Write out the material exactly, leaving every picture behind.

──────

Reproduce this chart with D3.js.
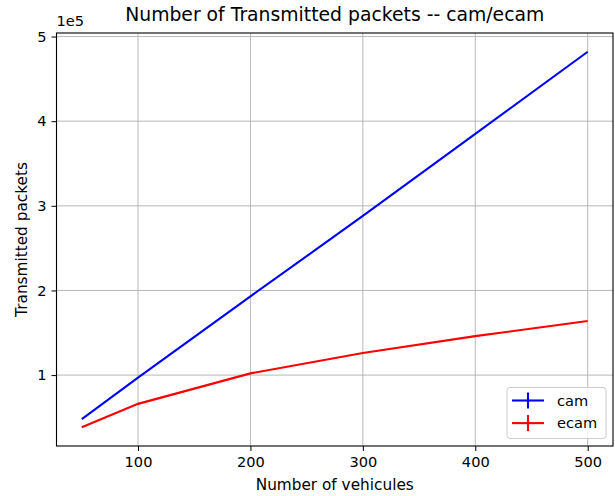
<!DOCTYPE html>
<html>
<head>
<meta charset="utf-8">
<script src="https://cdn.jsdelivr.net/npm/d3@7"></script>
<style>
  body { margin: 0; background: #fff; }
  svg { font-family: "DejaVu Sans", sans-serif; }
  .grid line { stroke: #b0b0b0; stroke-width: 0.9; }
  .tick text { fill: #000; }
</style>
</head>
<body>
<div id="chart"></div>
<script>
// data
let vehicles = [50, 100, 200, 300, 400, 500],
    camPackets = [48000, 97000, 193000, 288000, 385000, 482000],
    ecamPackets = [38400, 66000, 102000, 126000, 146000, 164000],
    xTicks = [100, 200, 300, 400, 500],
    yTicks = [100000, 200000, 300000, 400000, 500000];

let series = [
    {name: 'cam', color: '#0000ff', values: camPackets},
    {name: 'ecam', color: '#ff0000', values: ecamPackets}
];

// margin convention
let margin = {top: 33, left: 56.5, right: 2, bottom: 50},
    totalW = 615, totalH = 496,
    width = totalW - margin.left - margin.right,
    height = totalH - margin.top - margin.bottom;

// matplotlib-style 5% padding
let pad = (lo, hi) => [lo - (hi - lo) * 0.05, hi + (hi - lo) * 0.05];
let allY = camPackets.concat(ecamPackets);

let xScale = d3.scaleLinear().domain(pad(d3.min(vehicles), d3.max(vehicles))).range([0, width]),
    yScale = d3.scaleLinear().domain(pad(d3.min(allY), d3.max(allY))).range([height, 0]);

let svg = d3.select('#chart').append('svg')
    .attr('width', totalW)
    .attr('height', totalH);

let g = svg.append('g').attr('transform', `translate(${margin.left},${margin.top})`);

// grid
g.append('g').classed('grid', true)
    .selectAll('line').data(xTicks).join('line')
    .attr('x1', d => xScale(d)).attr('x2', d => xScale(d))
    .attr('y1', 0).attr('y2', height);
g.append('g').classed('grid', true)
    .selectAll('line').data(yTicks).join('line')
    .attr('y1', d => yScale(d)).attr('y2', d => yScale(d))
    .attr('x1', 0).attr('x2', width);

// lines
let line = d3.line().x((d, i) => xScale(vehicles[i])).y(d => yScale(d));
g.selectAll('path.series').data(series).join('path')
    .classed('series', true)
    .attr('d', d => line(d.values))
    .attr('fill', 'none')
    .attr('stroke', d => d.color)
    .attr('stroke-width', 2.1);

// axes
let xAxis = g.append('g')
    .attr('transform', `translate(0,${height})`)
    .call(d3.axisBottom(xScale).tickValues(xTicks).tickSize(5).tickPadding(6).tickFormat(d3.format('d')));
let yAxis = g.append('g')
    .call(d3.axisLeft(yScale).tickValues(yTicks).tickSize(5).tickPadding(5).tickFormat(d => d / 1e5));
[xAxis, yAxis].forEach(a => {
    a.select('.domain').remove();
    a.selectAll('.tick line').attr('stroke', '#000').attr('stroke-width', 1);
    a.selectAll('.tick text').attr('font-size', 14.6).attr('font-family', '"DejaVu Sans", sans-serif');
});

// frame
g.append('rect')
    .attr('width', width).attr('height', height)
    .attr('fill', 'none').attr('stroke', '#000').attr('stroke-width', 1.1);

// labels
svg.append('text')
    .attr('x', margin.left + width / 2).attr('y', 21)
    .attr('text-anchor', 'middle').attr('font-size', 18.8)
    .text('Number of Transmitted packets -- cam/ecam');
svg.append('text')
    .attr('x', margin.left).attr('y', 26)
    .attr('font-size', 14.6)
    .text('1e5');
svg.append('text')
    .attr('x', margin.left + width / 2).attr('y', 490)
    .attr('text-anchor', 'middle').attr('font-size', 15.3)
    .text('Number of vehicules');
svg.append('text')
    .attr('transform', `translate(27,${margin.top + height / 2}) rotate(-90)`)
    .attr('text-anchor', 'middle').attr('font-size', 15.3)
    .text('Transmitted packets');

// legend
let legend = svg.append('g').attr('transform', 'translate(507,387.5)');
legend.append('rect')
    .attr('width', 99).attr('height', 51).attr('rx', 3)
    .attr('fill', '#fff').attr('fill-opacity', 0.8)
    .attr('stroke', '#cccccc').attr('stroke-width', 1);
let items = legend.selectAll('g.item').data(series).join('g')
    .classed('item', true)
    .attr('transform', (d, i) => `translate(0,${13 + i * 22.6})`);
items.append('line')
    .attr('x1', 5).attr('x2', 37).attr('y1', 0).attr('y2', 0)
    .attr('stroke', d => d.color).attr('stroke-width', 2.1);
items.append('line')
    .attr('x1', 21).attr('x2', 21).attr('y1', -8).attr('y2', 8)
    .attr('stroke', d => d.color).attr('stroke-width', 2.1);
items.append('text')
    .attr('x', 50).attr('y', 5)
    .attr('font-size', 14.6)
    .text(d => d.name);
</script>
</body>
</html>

──────

The output:
Reproduce this chart with D3.js.
<!DOCTYPE html>
<html>
<head>
<meta charset="utf-8">
<script src="https://cdn.jsdelivr.net/npm/d3@7"></script>
<style>
  body { margin: 0; background: #fff; }
  svg { font-family: "DejaVu Sans", sans-serif; }
  .grid line { stroke: #b0b0b0; stroke-width: 0.9; }
  .tick text { fill: #000; }
</style>
</head>
<body>
<div id="chart"></div>
<script>
// data
let vehicles = [50, 100, 200, 300, 400, 500],
    camPackets = [48000, 97000, 193000, 288000, 385000, 482000],
    ecamPackets = [38400, 66000, 102000, 126000, 146000, 164000],
    xTicks = [100, 200, 300, 400, 500],
    yTicks = [100000, 200000, 300000, 400000, 500000];

let series = [
    {name: 'cam', color: '#0000ff', values: camPackets},
    {name: 'ecam', color: '#ff0000', values: ecamPackets}
];

// margin convention
let margin = {top: 33, left: 56.5, right: 2, bottom: 50},
    totalW = 615, totalH = 496,
    width = totalW - margin.left - margin.right,
    height = totalH - margin.top - margin.bottom;

// matplotlib-style 5% padding
let pad = (lo, hi) => [lo - (hi - lo) * 0.05, hi + (hi - lo) * 0.05];
let allY = camPackets.concat(ecamPackets);

let xScale = d3.scaleLinear().domain(pad(d3.min(vehicles), d3.max(vehicles))).range([0, width]),
    yScale = d3.scaleLinear().domain(pad(d3.min(allY), d3.max(allY))).range([height, 0]);

let svg = d3.select('#chart').append('svg')
    .attr('width', totalW)
    .attr('height', totalH);

let g = svg.append('g').attr('transform', `translate(${margin.left},${margin.top})`);

// grid
g.append('g').classed('grid', true)
    .selectAll('line').data(xTicks).join('line')
    .attr('x1', d => xScale(d)).attr('x2', d => xScale(d))
    .attr('y1', 0).attr('y2', height);
g.append('g').classed('grid', true)
    .selectAll('line').data(yTicks).join('line')
    .attr('y1', d => yScale(d)).attr('y2', d => yScale(d))
    .attr('x1', 0).attr('x2', width);

// lines
let line = d3.line().x((d, i) => xScale(vehicles[i])).y(d => yScale(d));
g.selectAll('path.series').data(series).join('path')
    .classed('series', true)
    .attr('d', d => line(d.values))
    .attr('fill', 'none')
    .attr('stroke', d => d.color)
    .attr('stroke-width', 2.1);

// axes
let xAxis = g.append('g')
    .attr('transform', `translate(0,${height})`)
    .call(d3.axisBottom(xScale).tickValues(xTicks).tickSize(5).tickPadding(6).tickFormat(d3.format('d')));
let yAxis = g.append('g')
    .call(d3.axisLeft(yScale).tickValues(yTicks).tickSize(5).tickPadding(5).tickFormat(d => d / 1e5));
[xAxis, yAxis].forEach(a => {
    a.select('.domain').remove();
    a.selectAll('.tick line').attr('stroke', '#000').attr('stroke-width', 1);
    a.selectAll('.tick text').attr('font-size', 14.6).attr('font-family', '"DejaVu Sans", sans-serif');
});

// frame
g.append('rect')
    .attr('width', width).attr('height', height)
    .attr('fill', 'none').attr('stroke', '#000').attr('stroke-width', 1.1);

// labels
svg.append('text')
    .attr('x', margin.left + width / 2).attr('y', 21)
    .attr('text-anchor', 'middle').attr('font-size', 18.8)
    .text('Number of Transmitted packets -- cam/ecam');
svg.append('text')
    .attr('x', margin.left).attr('y', 26)
    .attr('font-size', 14.6)
    .text('1e5');
svg.append('text')
    .attr('x', margin.left + width / 2).attr('y', 490)
    .attr('text-anchor', 'middle').attr('font-size', 15.3)
    .text('Number of vehicules');
svg.append('text')
    .attr('transform', `translate(27,${margin.top + height / 2}) rotate(-90)`)
    .attr('text-anchor', 'middle').attr('font-size', 15.3)
    .text('Transmitted packets');

// legend
let legend = svg.append('g').attr('transform', 'translate(507,387.5)');
legend.append('rect')
    .attr('width', 99).attr('height', 51).attr('rx', 3)
    .attr('fill', '#fff').attr('fill-opacity', 0.8)
    .attr('stroke', '#cccccc').attr('stroke-width', 1);
let items = legend.selectAll('g.item').data(series).join('g')
    .classed('item', true)
    .attr('transform', (d, i) => `translate(0,${13 + i * 22.6})`);
items.append('line')
    .attr('x1', 5).attr('x2', 37).attr('y1', 0).attr('y2', 0)
    .attr('stroke', d => d.color).attr('stroke-width', 2.1);
items.append('line')
    .attr('x1', 21).attr('x2', 21).attr('y1', -8).attr('y2', 8)
    .attr('stroke', d => d.color).attr('stroke-width', 2.1);
items.append('text')
    .attr('x', 50).attr('y', 5)
    .attr('font-size', 14.6)
    .text(d => d.name);
</script>
</body>
</html>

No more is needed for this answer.